Karena itu Swedia harus menyusun suatu strategi welfare yang baru untuk para losers. Menurut Karolina Ekhom cs, dalam jangka panjangnya pendidikan memiliki kedudukan yang central. Harus bisa dijamin agar sesedikit mungkin orang masuk kepasaran kerja dengan kwalifikasi yang terlalu rendah. Pengangguran punya kaitan yang jelas dengan tingkat pendidikan.

Dalam jangka pendeknya hendaknya dilaksanakan macam-macam policy yang mempermudah masuknya orang-orang berkwalifikasi rendah kepasaran kerja, antara lain dengan keringanan-keringanan perpajakan bagi perusahaan-perusahaan yang membuka kesempatan kerja bagi mereka.

Sebagaima telah disebut diatas, sumber perpajakan yang paling utama tidak bisa lain adalah dari kerja.
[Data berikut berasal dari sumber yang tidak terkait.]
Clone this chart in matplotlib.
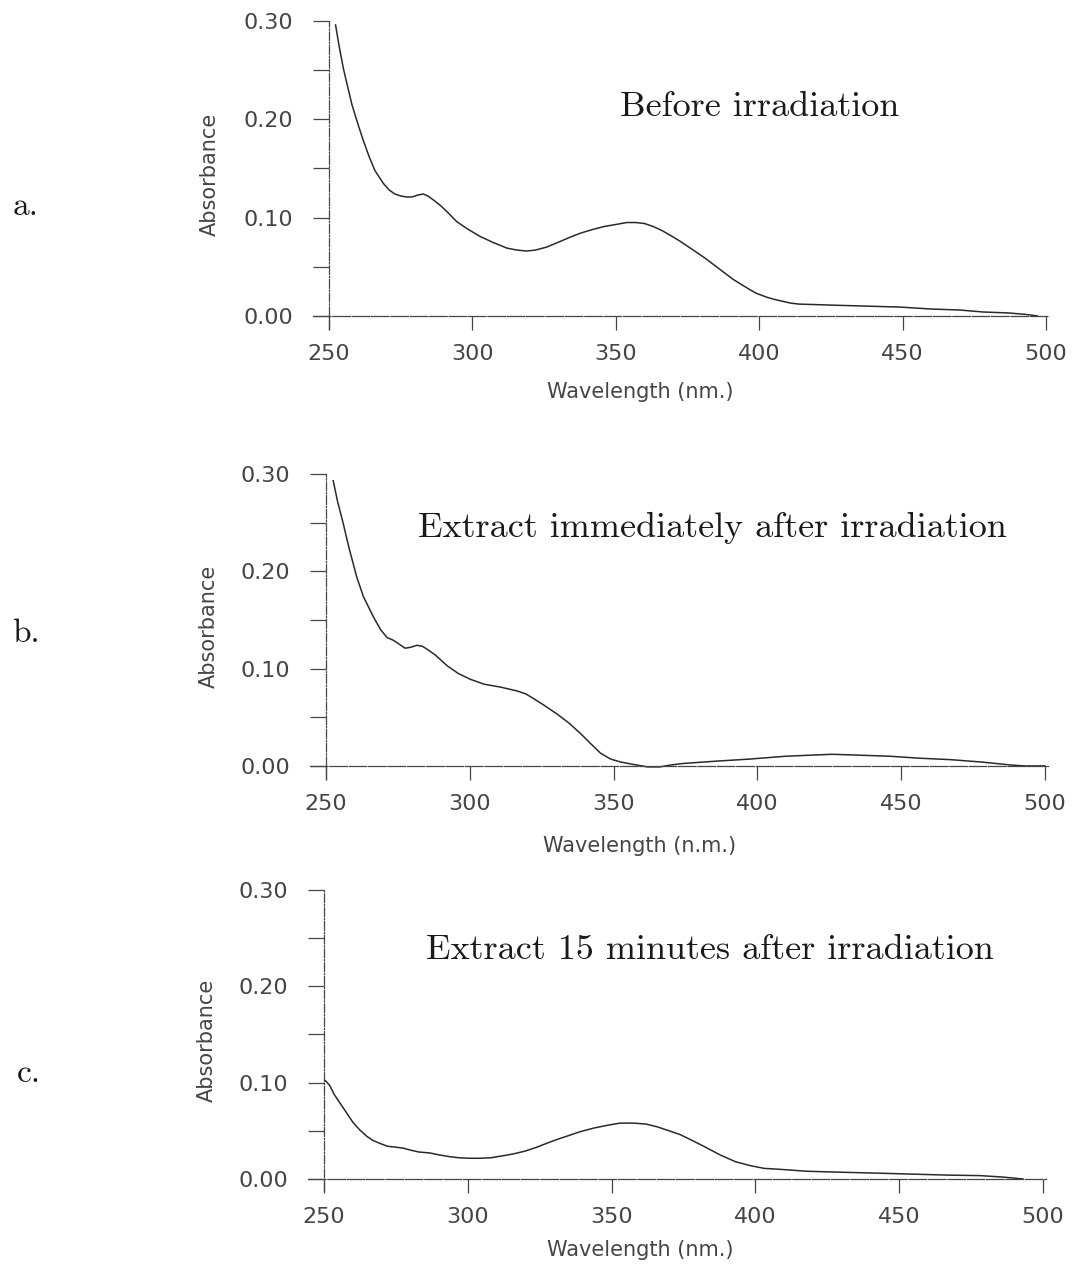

Kapital sifatnya terlalu mobile, dia bisa gampang berpindah-pindah menembusi batas-batas kenegaraan. Meningkatnya mobilitas berlaku juga bagi tenaga kerja berpendidikan tinggi. Karena itu Swedia harus meberikan kepada mereka keringanan-keringanan dalam bidang perpajakan agar Swedia tetap menjadi negeri yang menarik bagi tenaga-tenaga kerja berpendidikan tinggi.

Problim lain adalah perbedaan-perbedaan antar region. Konkurensi internasional telah memukul berbagai region di Swedia secara berbeda. Sebagian region sangat diuntungkan karena mempunyai konsentrasi perusahaan-perusahaan yang pasarannya meluas, sedangkan region lain dirugikan karena perusahaan-perusahaannya kalah dalam berkorurensi dengan perusahaan-perusahaan luar-negeri. Tendensi ini diperkuat oleh prinsip penggajian Swedia yang menyatakan ”gaji sama untuk pekerjaan yang sama” (tidak perduli dimana orang itu kerjanya). Hal ini menyebabkan region-region yang terpukul tidak bisa memakai niveau gaji lebih rendah sebagai alat konkurensi.

Menurut Karolina Ekholm cs. Swedia mempunyai prasyarat untuk mengambil keuntungan dari meningkatnya proses globalisasi didunia karena Swedia mempunyai 1) birokrasi yang effektif dan berjalan baik, 2) tingkat korupsi yang rendah dan 3) kredibilitas yang tinggi antara sesama warga-negaranya. Walaupun demikian. keberhasilan Swedia dalam proses globalisasi, secara paradoxal tidak menyelesaikan problim-problim negara welfare. Karena itu negara welfare Swedia harus menyesuaikan diri supaya tetap bisa mempertahankan elemen-elemen dasar dari negara welfare.